Combined clustering of graph and attribute data
Boden, Brigitte; Seidl, Thomas (Thesis advisor)
1. Aufl.. - Aachen : Apprimus-Verl. (2014)
Dissertation / PhD Thesis
In: Edition Wissenschaft Apprimus
Page(s)/Article-Nr.: III, 232, XXI S. : graph. Darst.
In recent years, a rapidly increasing amount of data is collected and stored for various applications. As modern storage systems provide increasing disk space at decreasing costs, databases storing huge amounts of information of different types are ubiquitous. The task of automatically extracting useful and previously unknown knowledge out of such data is called data mining.
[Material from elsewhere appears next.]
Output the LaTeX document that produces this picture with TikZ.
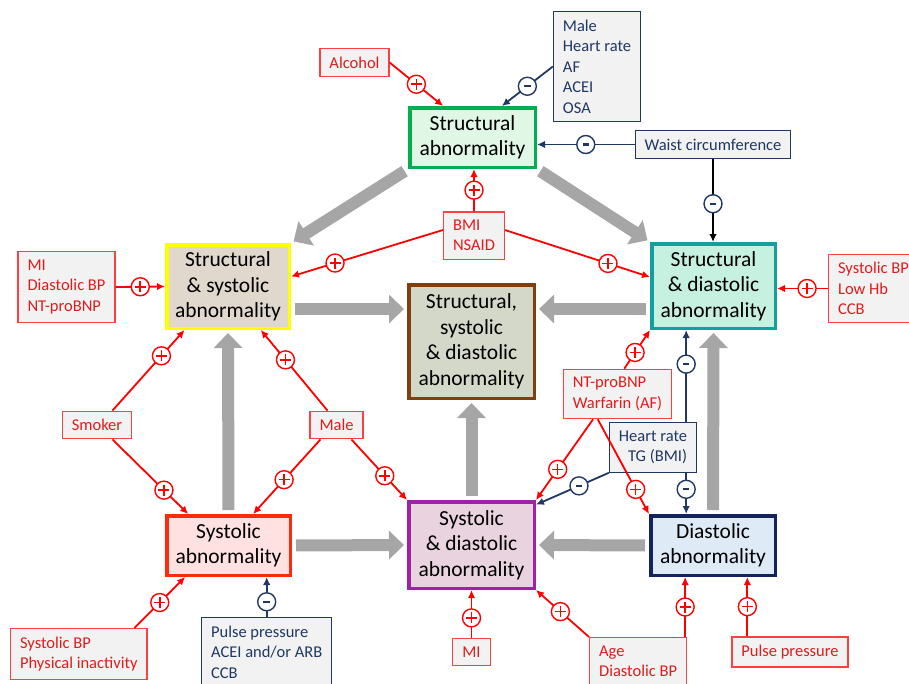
\documentclass[tikz,border=0pt]{standalone}
\usepackage{fontspec}
\setmainfont{Carlito}
\usepackage{tikz}
\usetikzlibrary{arrows.meta, calc}
\definecolor{strgreen}{HTML}{00B050}
\definecolor{strgreenbg}{HTML}{E0F7E5}
\definecolor{ssyellow}{HTML}{FFFF00}
\definecolor{ssbg}{HTML}{E0D7CD}
\definecolor{sdteal}{HTML}{12A09C}
\definecolor{sdbg}{HTML}{C6F0E0}
\definecolor{allbrown}{HTML}{7F3F10}
\definecolor{allbg}{HTML}{D4D8C8}
\definecolor{sysred}{HTML}{FF2A0A}
\definecolor{sysbg}{HTML}{FFE1E1}
\definecolor{sdpurple}{HTML}{A020A8}
\definecolor{sdpbg}{HTML}{E8D3DE}
\definecolor{dianavy}{HTML}{13235B}
\definecolor{diabg}{HTML}{DEEBF7}
\definecolor{factfill}{HTML}{F2F2F2}
\definecolor{posred}{HTML}{FF0000}
\definecolor{factred}{HTML}{E01B1B}
\definecolor{negnavy}{HTML}{1F3864}
\definecolor{biggrey}{HTML}{A6A6A6}
\tikzset{
  % Abnormality boxes
  mainbox/.style={
    rectangle, draw=#1, line width=3.5pt, text=black,
    font=\fontsize{21.5}{25.5}\selectfont, align=center, inner sep=2pt,
  },
  mainbox/.default={black},
  % Factor boxes
  posfactor/.style={
    rectangle, draw=posred!75, fill=factfill, text=factred,
    font=\fontsize{16.5}{20.5}\selectfont, align=left,
    line width=1.2pt, inner xsep=9.5pt, inner ysep=8pt,
  },
  negfactor/.style={
    rectangle, draw=negnavy, fill=factfill, text=negnavy,
    font=\fontsize{16.5}{20.5}\selectfont, align=left,
    line width=1.2pt, inner xsep=9.5pt, inner ysep=8pt,
  },
  % Signs on the links
  possign/.style={
    circle, draw=posred, fill=white, line width=1.4pt,
    minimum size=18pt, inner sep=0pt,
    path picture={
      \draw[-, posred, line width=1.6pt]
        ([xshift=-5.5pt]path picture bounding box.center) -- ([xshift=5.5pt]path picture bounding box.center)
        ([yshift=-5.5pt]path picture bounding box.center) -- ([yshift=5.5pt]path picture bounding box.center);
    },
  },
  negsign/.style={
    circle, draw=negnavy, fill=white, line width=1.4pt,
    minimum size=18pt, inner sep=0pt,
    path picture={
      \draw[-, negnavy, line width=2.4pt]
        ([xshift=-3.2pt]path picture bounding box.center) -- ([xshift=3.2pt]path picture bounding box.center);
    },
  },
  % Arrows
  posarrow/.style={-{Latex[length=8pt, width=7.5pt]}, line width=1.8pt, draw=posred},
  negarrow/.style={-{Latex[length=8pt, width=7.5pt]}, line width=1.8pt, draw=#1},
  negarrow/.default={negnavy},
  bigarrow/.style={
    -{Triangle[length=15pt, width=28pt]}, line width=12pt, draw=biggrey,
    shorten <=4pt, shorten >=3pt,
  },
}

\begin{document}
\begin{tikzpicture}[x=1pt, y=-1pt]
  \useasboundingbox (0,0) rectangle (909,683);

  % Abnormality boxes
  \node[mainbox=strgreen, fill=strgreenbg, minimum width=125.5pt, minimum height=59.5pt]
    (struct) at (472.5,137.5) {Structural\\abnormality};
  \node[mainbox=ssyellow, fill=ssbg, minimum width=122.5pt, minimum height=83.5pt]
    (structsys) at (228,286.5) {Structural\\\& systolic\\abnormality};
  \node[mainbox=sdteal, fill=sdbg, minimum width=123.5pt, minimum height=84.5pt]
    (structdia) at (713.5,286) {Structural\\\& diastolic\\abnormality};
  \node[mainbox=allbrown, fill=allbg, minimum width=125.5pt, minimum height=113.5pt]
    (all) at (471.5,341.5) {Structural,\\systolic\\\& diastolic\\abnormality};
  \node[mainbox=sysred, fill=sysbg, minimum width=123.5pt, minimum height=59.5pt]
    (sys) at (228.5,545.5) {Systolic\\abnormality};
  \node[mainbox=sdpurple, fill=sdpbg, minimum width=125.5pt, minimum height=86.5pt]
    (sysdia) at (471.5,545) {Systolic\\\& diastolic\\abnormality};
  \node[mainbox=dianavy, fill=diabg, minimum width=124.5pt, minimum height=59.5pt]
    (dia) at (713,545.5) {Diastolic\\abnormality};

  % Factor boxes
  \node[posfactor] (alcohol) at (354.5,62.5) {Alcohol};
  \node[negfactor] (malehr) at (597,66.5) {Male\\Heart rate\\AF\\ACEI\\OSA};
  \node[negfactor] (waist) at (713,144.5) {Waist circumference};
  \node[posfactor] (bmi) at (474,235.5) {BMI\\NSAID};
  \node[posfactor] (mibox) at (66.5,287) {MI\\Diastolic BP\\NT-proBNP};
  \node[posfactor, anchor=west] (sbpbox) at (828,288.5) {Systolic BP\\Low Hb\\CCB};
  \node[posfactor] (smoker) at (97,425) {Smoker};
  \node[posfactor] (male) at (336.5,425) {Male};
  \node[posfactor] (ntwarf) at (617.5,394) {NT-proBNP\\Warfarin (AF)};
  \node[negfactor, align=right] (hrtg) at (653,447.5) {Heart rate\\TG (BMI)};
  \node[posfactor, anchor=north west] (sbppi) at (10,628) {Systolic BP\\Physical inactivity};
  \node[negfactor, anchor=north west] (ppnavy) at (201,617) {Pulse pressure\\ACEI and/or ARB\\CCB};
  \node[posfactor] (mibot) at (471.5,652) {MI};
  \node[posfactor, anchor=north west] (agebox) at (589,637) {Age\\Diastolic BP};
  \node[posfactor] (ppred) at (790,652) {Pulse pressure};

  % Progression arrows
  \draw[bigarrow] (struct.south west) -- (structsys.north east);
  \draw[bigarrow] (struct.south east) -- (structdia.north west);
  \coordinate (ssright) at ($(structsys.east)+(0,22.5)$);
  \coordinate (sdleft) at ($(structdia.west)+(0,23)$);
  \draw[bigarrow] (ssright) -- (ssright -| all.west);
  \draw[bigarrow] (sdleft) -- (sdleft -| all.east);
  \draw[bigarrow] (sys.north) -- (structsys.south);
  \draw[bigarrow] (sys.east) -- (sysdia.west);
  \draw[bigarrow] (dia.west) -- (sysdia.east);
  \draw[bigarrow] (sysdia.north) -- (all.south);
  \draw[bigarrow] (dia.north) -- (structdia.south);

  % Positive links
  \draw[posarrow] (alcohol.east) -- (struct.133) node[possign, midway] {};
  \draw[posarrow] (bmi.north) -- (bmi.north |- struct.south) node[possign, midway] {};
  \draw[posarrow] (bmi.170) -- (structsys.9) node[possign, pos=0.71] {};
  \draw[posarrow] (bmi.10) -- (structdia.172) node[possign, pos=0.71] {};
  \draw[posarrow] (mibox.east) -- (structsys.west) node[possign, midway] {};
  \draw[posarrow] (sbpbox.west) -- (sbpbox.west -| structdia.east) node[possign, pos=0.41] {};
  \draw[posarrow] (smoker.43) -- (structsys.-135) node[possign, pos=0.68] {};
  \draw[posarrow] (smoker.-43) -- (sys.142) node[possign, pos=0.68] {};
  \draw[posarrow] (male.122) -- (structsys.-53) node[possign, pos=0.63] {};
  \draw[posarrow] (male.-138) -- (sys.52) node[possign, pos=0.54] {};
  \draw[posarrow] (male.-44) -- (sysdia.north west) node[possign, pos=0.6] {};
  \draw[posarrow] (ntwarf.75) -- (structdia.south west) node[possign, pos=0.42] {};
  \draw[posarrow] (ntwarf.-134) -- (sysdia.north east) node[possign, pos=0.62] {};
  \draw[posarrow] (ntwarf.-128) -- (dia.north west) node[possign, pos=0.74] {};
  \draw[posarrow] (sbppi.25) -- (sys.-144) node[possign, midway] {};
  \draw[posarrow] (mibot.north) -- (mibot.north |- sysdia.south) node[possign, pos=0.42] {};
  \draw[posarrow] (agebox.north west) -- (sysdia.south east) node[possign, pos=0.54] {};
  \coordinate (agetop) at ($(agebox.north east)+(-2,0)$);
  \draw[posarrow] (agetop) -- (agetop |- dia.south) node[possign, midway] {};
  \coordinate (pptop) at ($(ppred.north west)+(16,0)$);
  \draw[posarrow] (pptop) -- (pptop |- dia.south) node[possign, midway] {};

  % Negative links
  \draw[negarrow] (malehr.west) -- (struct.47) node[negsign, midway] {};
  \draw[negarrow] (waist.west) -- (waist.west -| struct.east) node[negsign, midway] {};
  \draw[negarrow=black] (waist.south) -- (waist.south |- structdia.north) node[negsign, pos=0.54] {};
  \coordinate (hrtgtop) at ($(hrtg.north east)+(-11,0)$);
  \coordinate (hrtgbot) at ($(hrtg.south east)+(-11,0)$);
  \draw[negarrow] (hrtgtop) -- (hrtgtop |- structdia.south) node[negsign, pos=0.63] {};
  \draw[negarrow] (hrtgbot) -- (hrtgbot |- dia.north) node[negsign, pos=0.4] {};
  \draw[negarrow] (hrtg.south west) -- (sysdia.32) node[negsign, pos=0.41] {};
  \draw[negarrow] (ppnavy.north) -- (ppnavy.north |- sys.south) node[negsign, pos=0.38] {};

\end{tikzpicture}
\end{document}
This thesis focuses on the data mining task of clustering, i.e. grouping objects into clusters such that objects assigned to the same cluster are similar to each other, while objects assigned to different clusters are dissimilar. Two of the most common data types are vector data, where each object is represented as a vector containing different attributes of the object, and graph data, which represents relationships between different objects as edges in a graph. In many applications, data of both types is available simultaneously: for the vertices or the edges of a graph, additional information is available which can be described as an attribute vector. The aim of this thesis is to develop combined clustering approaches that use graph data and attribute data simultaneously in order to detect clusters that are densely connected in the graph and at the same time show similarity in the attribute space. As for high-dimensional vector data, clusters usually exist only in subspaces of the attribute space, we follow the principle of subspace clustering to enable the detection of clusters which show similarity only in a subset of the attributes. In this thesis, we introduce combined clustering approaches for graphs with vertex attributes, graphs with edge attributes and heterogeneous networks with attributed vertices. For all of those data types, our approaches focus on realizing an unbiased combination of graph and attribute data and avoiding redundancy in the clustering result.